It is moment to converse with God and share with him your thoughts and emotions. Finding that special place and time to pray becomes a spiritual vacation with the Lord.
The following story comes from the annals of The Church of the Savior in Washington, D.C. The Gordon of course is Gordon Cosby. “The irrational decision sometimes, when bathed in prayer, has the wings of the Holy Spirit. The quickest illustration to come to mind is our decision to buy Dayspring Farm. Buying Dayspring was an irrational decision by anybody’s fiscal notebook. We couldn’t have done a sillier thing than to buy Dayspring. We had just bought our building at 2025 Massachusetts Avenue.

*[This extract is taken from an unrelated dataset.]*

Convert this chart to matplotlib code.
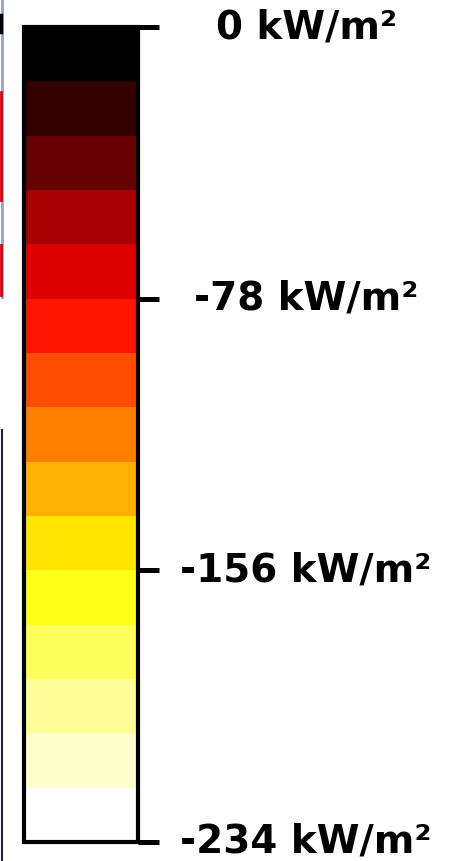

I think we had 15 or 20 members. Only half of them were employed in paying jobs. And we owed $100,000 on this building.” But the Spirit was moving within the members of this congregation, in ways mysterious and unsettling to Cosby himself. Individual members began coming forward with checks, small but sacrificial, urging Cosby to begin the search for an out-of-town location for a prayer and retreat ministry. Against his better judgment Cosby appointed a committee and they began searching for property. The farm they found, for $35,000 or $37,000 for 180 acres in Montgomery County. Gordon Cosby said, “We sat on the floor and prayed. Then we unanimously voted to do that idiotic, irrational thing. We owed $100,000. We did not have a clue as to how to finance our little church. We were in a brand new building. And we voted to spend $37,000 on a retreat farm. Suppose we hadn’t done it. We did pray. It was decision bathed in prayer, beginning with the two people who gave checks. Within a year, the Atomic Energy Commission decided to relocate and to move to a site one mile from Dayspring. Before anyone set foot on our property, within a year it was worth a $500,000. Now much more. Had we waited until it made fiscal sense, would we ever have had Dayspring? Of course not.”
Sometimes, if the prayer life is deep enough, decisions which seem irrational are bathed with a kind of wonder. This is true for individuals, and it is certainly true with churches.